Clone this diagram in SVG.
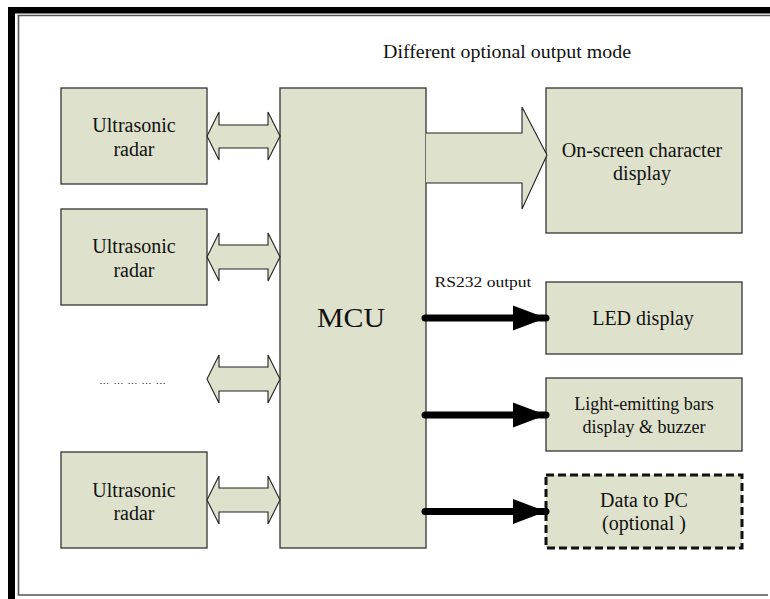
<svg xmlns="http://www.w3.org/2000/svg" width="770" height="599" viewBox="0 0 770 599">
<style>
.box{fill:#dee1cb;stroke:#333;stroke-width:1.3}
.dash{fill:#dee1cb;stroke:#111;stroke-width:3;stroke-dasharray:8 4}
.dbl{fill:#dee1cb;stroke:#222;stroke-width:1.1;stroke-linejoin:miter}
text{font-family:"Liberation Serif","DejaVu Serif",serif;fill:#111;text-anchor:middle}
.thick{stroke:#000;stroke-width:7;stroke-linecap:round;fill:none}
</style>
<defs>
<marker id="ah" markerUnits="userSpaceOnUse" markerWidth="34" markerHeight="30" refX="33" refY="12.5" orient="auto" viewBox="0 0 34 25">
<path d="M0,0 L33,12.5 L0,25 z" fill="#000"/>
</marker>
</defs>
<rect width="770" height="599" fill="#fff"/>
<g id="frame">
<rect x="8" y="7" width="762" height="6.5" fill="#000"/>
<rect x="8" y="7" width="7" height="592" fill="#000"/>
<path d="M17.5,15.5 H770 M18.5,15.5 V595 H768" fill="none" stroke="#555" stroke-width="1.6"/>
</g>
<text x="507" y="58" font-size="18" textLength="248" lengthAdjust="spacingAndGlyphs">Different optional output mode</text>
<g id="radar1"><rect class="box" x="61" y="88" width="146" height="96"/><text x="134" y="132" font-size="20">Ultrasonic</text><text x="134" y="155.5" font-size="20">radar</text></g>
<g id="radar2"><rect class="box" x="61" y="209" width="146" height="96"/><text x="134" y="253" font-size="20">Ultrasonic</text><text x="134" y="276.5" font-size="20">radar</text></g>
<g id="dots" font-size="10"><text x="104.2" y="384">…</text><text x="118.5" y="384">…</text><text x="132.5" y="384">…</text><text x="146.5" y="384">…</text><text x="160.8" y="384">…</text></g>
<g id="radar3"><rect class="box" x="61" y="452" width="146" height="96"/><text x="134" y="497" font-size="20">Ultrasonic</text><text x="134" y="519.5" font-size="20">radar</text></g>
<g id="mcu"><rect class="box" x="280" y="88" width="146" height="460"/><text x="351" y="327" font-size="28" textLength="68" lengthAdjust="spacingAndGlyphs">MCU</text></g>
<g id="osd"><rect class="box" x="546" y="88" width="196" height="145"/><text x="642" y="157" font-size="20">On-screen character</text><text x="642" y="180" font-size="20">display</text></g>
<g id="led"><rect class="box" x="546" y="282" width="196" height="72"/><text x="643" y="325" font-size="20">LED display</text></g>
<g id="bars"><rect class="box" x="546" y="378" width="196" height="73"/><text x="644" y="410" font-size="18">Light-emitting bars</text><text x="644" y="432.5" font-size="18">display &amp; buzzer</text></g>
<g id="pc"><rect class="dash" x="546" y="475" width="196" height="73"/><text x="644" y="507" font-size="20">Data to PC</text><text x="644" y="530" font-size="20">(optional )</text></g>
<g id="connectors">
<path class="dbl" d="M207,136 L219,112 L219,125 L268,125 L268,112 L280,136 L268,160 L268,148 L219,148 L219,160 Z"/>
<path class="dbl" d="M207,257 L219,233 L219,245 L268,245 L268,233 L280,257 L268,281 L268,269 L219,269 L219,281 Z"/>
<path class="dbl" d="M207,379 L219,355 L219,367 L268,367 L268,355 L280,379 L268,403 L268,391 L219,391 L219,403 Z"/>
<path class="dbl" d="M207,500 L219,476 L219,488 L268,488 L268,476 L280,500 L268,524 L268,512 L219,512 L219,524 Z"/>
<path class="dbl" d="M426,133 L522,133 L522,107 L547,155 L522,209 L522,183 L426,183"/>
<line class="thick" x1="425" y1="318" x2="546" y2="318" marker-end="url(#ah)"/>
<line class="thick" x1="425" y1="415" x2="546" y2="415" marker-end="url(#ah)"/>
<line class="thick" x1="425" y1="511.5" x2="546" y2="511.5" marker-end="url(#ah)"/>
<text x="483" y="287" font-size="14" textLength="97" lengthAdjust="spacingAndGlyphs">RS232 output</text>
</g>
</svg>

....

◆ EXERCISE
Restate the entire listing word for word, excluding pictures.

◆ ANSWER TO THIS TASK
Clone this diagram in SVG.
<svg xmlns="http://www.w3.org/2000/svg" width="770" height="599" viewBox="0 0 770 599">
<style>
.box{fill:#dee1cb;stroke:#333;stroke-width:1.3}
.dash{fill:#dee1cb;stroke:#111;stroke-width:3;stroke-dasharray:8 4}
.dbl{fill:#dee1cb;stroke:#222;stroke-width:1.1;stroke-linejoin:miter}
text{font-family:"Liberation Serif","DejaVu Serif",serif;fill:#111;text-anchor:middle}
.thick{stroke:#000;stroke-width:7;stroke-linecap:round;fill:none}
</style>
<defs>
<marker id="ah" markerUnits="userSpaceOnUse" markerWidth="34" markerHeight="30" refX="33" refY="12.5" orient="auto" viewBox="0 0 34 25">
<path d="M0,0 L33,12.5 L0,25 z" fill="#000"/>
</marker>
</defs>
<rect width="770" height="599" fill="#fff"/>
<g id="frame">
<rect x="8" y="7" width="762" height="6.5" fill="#000"/>
<rect x="8" y="7" width="7" height="592" fill="#000"/>
<path d="M17.5,15.5 H770 M18.5,15.5 V595 H768" fill="none" stroke="#555" stroke-width="1.6"/>
</g>
<text x="507" y="58" font-size="18" textLength="248" lengthAdjust="spacingAndGlyphs">Different optional output mode</text>
<g id="radar1"><rect class="box" x="61" y="88" width="146" height="96"/><text x="134" y="132" font-size="20">Ultrasonic</text><text x="134" y="155.5" font-size="20">radar</text></g>
<g id="radar2"><rect class="box" x="61" y="209" width="146" height="96"/><text x="134" y="253" font-size="20">Ultrasonic</text><text x="134" y="276.5" font-size="20">radar</text></g>
<g id="dots" font-size="10"><text x="104.2" y="384">…</text><text x="118.5" y="384">…</text><text x="132.5" y="384">…</text><text x="146.5" y="384">…</text><text x="160.8" y="384">…</text></g>
<g id="radar3"><rect class="box" x="61" y="452" width="146" height="96"/><text x="134" y="497" font-size="20">Ultrasonic</text><text x="134" y="519.5" font-size="20">radar</text></g>
<g id="mcu"><rect class="box" x="280" y="88" width="146" height="460"/><text x="351" y="327" font-size="28" textLength="68" lengthAdjust="spacingAndGlyphs">MCU</text></g>
<g id="osd"><rect class="box" x="546" y="88" width="196" height="145"/><text x="642" y="157" font-size="20">On-screen character</text><text x="642" y="180" font-size="20">display</text></g>
<g id="led"><rect class="box" x="546" y="282" width="196" height="72"/><text x="643" y="325" font-size="20">LED display</text></g>
<g id="bars"><rect class="box" x="546" y="378" width="196" height="73"/><text x="644" y="410" font-size="18">Light-emitting bars</text><text x="644" y="432.5" font-size="18">display &amp; buzzer</text></g>
<g id="pc"><rect class="dash" x="546" y="475" width="196" height="73"/><text x="644" y="507" font-size="20">Data to PC</text><text x="644" y="530" font-size="20">(optional )</text></g>
<g id="connectors">
<path class="dbl" d="M207,136 L219,112 L219,125 L268,125 L268,112 L280,136 L268,160 L268,148 L219,148 L219,160 Z"/>
<path class="dbl" d="M207,257 L219,233 L219,245 L268,245 L268,233 L280,257 L268,281 L268,269 L219,269 L219,281 Z"/>
<path class="dbl" d="M207,379 L219,355 L219,367 L268,367 L268,355 L280,379 L268,403 L268,391 L219,391 L219,403 Z"/>
<path class="dbl" d="M207,500 L219,476 L219,488 L268,488 L268,476 L280,500 L268,524 L268,512 L219,512 L219,524 Z"/>
<path class="dbl" d="M426,133 L522,133 L522,107 L547,155 L522,209 L522,183 L426,183"/>
<line class="thick" x1="425" y1="318" x2="546" y2="318" marker-end="url(#ah)"/>
<line class="thick" x1="425" y1="415" x2="546" y2="415" marker-end="url(#ah)"/>
<line class="thick" x1="425" y1="511.5" x2="546" y2="511.5" marker-end="url(#ah)"/>
<text x="483" y="287" font-size="14" textLength="97" lengthAdjust="spacingAndGlyphs">RS232 output</text>
</g>
</svg>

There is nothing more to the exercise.